Now we know two things about the directrix. One is that it is a vertical line (since it is perpendicular to the axis) and second is that it passes through the point `(0, 2)`. The equation of the directrix is `x = a` where `a` is equal to 0 since it passes through `(0, 2)`.
Thus the equation of the directrix is `x = 0`
2. You know the equation of the parabola
The equation of the directrix can be determined from the equation of the parabola by comparing the equation of the parabola with one of the
four standard forms. Since two equations can only be compared when they are written in the same way, hence if the equation of the parabola is not given in the standard form already, we will have to change it into the standard form by following the
method described here. It involves mainly the completing the square method.
For example, you have the equation of the parabola `y^2 = 8x` We already know that the directrix of the standard parabola `y^2 = 4ax` is given by `x = -a`. Thus, comparing `y^2 = 8x` with `y^2 = 4ax`, we get
`4a = 8`, that is
`a = 2`
Therefore the equation of the directrix for the parabola `y^2 = 8x` is `x = -2`.
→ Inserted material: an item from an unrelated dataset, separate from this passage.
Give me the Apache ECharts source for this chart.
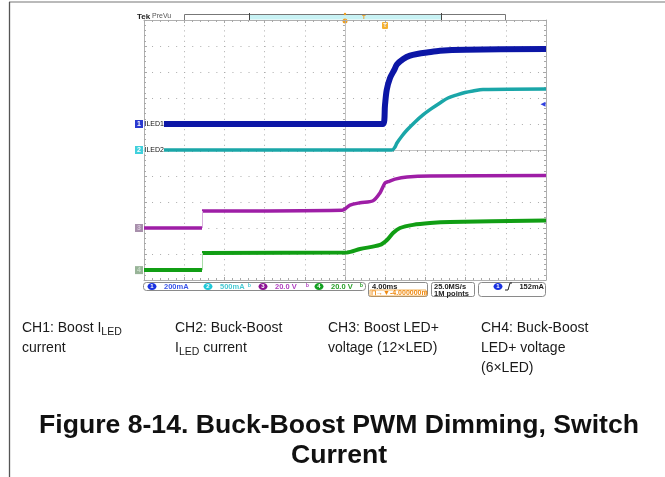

Similarly you can find the equation of the directrix for all equations that are directly comparable with one of the
four standard forms.
But if the equation of the parabola is not in the standard form already, you can convert it into one of the four standard forms as described in this post. For example, if you have the equation `y = x^2 + 3x + 2`, you can convert it into the standard form by following the procedure described here. The steps of converting the equation into standard form are not given in this post for its length. However, after following the steps as described in the post linked above, you will get the following equation for `y = x^2 + 3x + 2`:
`(x + 3/2)^2 = (y + 1/4)`
We will now substitute `X` in place of `x + 3/2` and `Y` in place of `y + 1/4`, so the equation becomes
`X^2 = Y`
On comparing the above equation with
`x^2 = 4ay`
we get
`4a = 1`
`a = 1/4`
Since we know that the parabola `x^2 = 4ay` has directrix at `y = -a`, therefore this parbola with `a = 1/4` has directrix at
`X = -1/4`
Now we need to convert the capital `X` back to `x`. Since we had substituted `x + 3/2` in place of `X`, therefore we can write,
`x + 3/2 = X`
The equation of the directrix is `X = -1/4`. Thus substituting `X = -1/4` into the above equation we get
`x + 3/2 = -1/4`
`x = -1/4 - 3/2`
`x = -7/4`
Therefore the parabola `y = x^2 + 3x + 2` has the directrix at `x = -7/4`.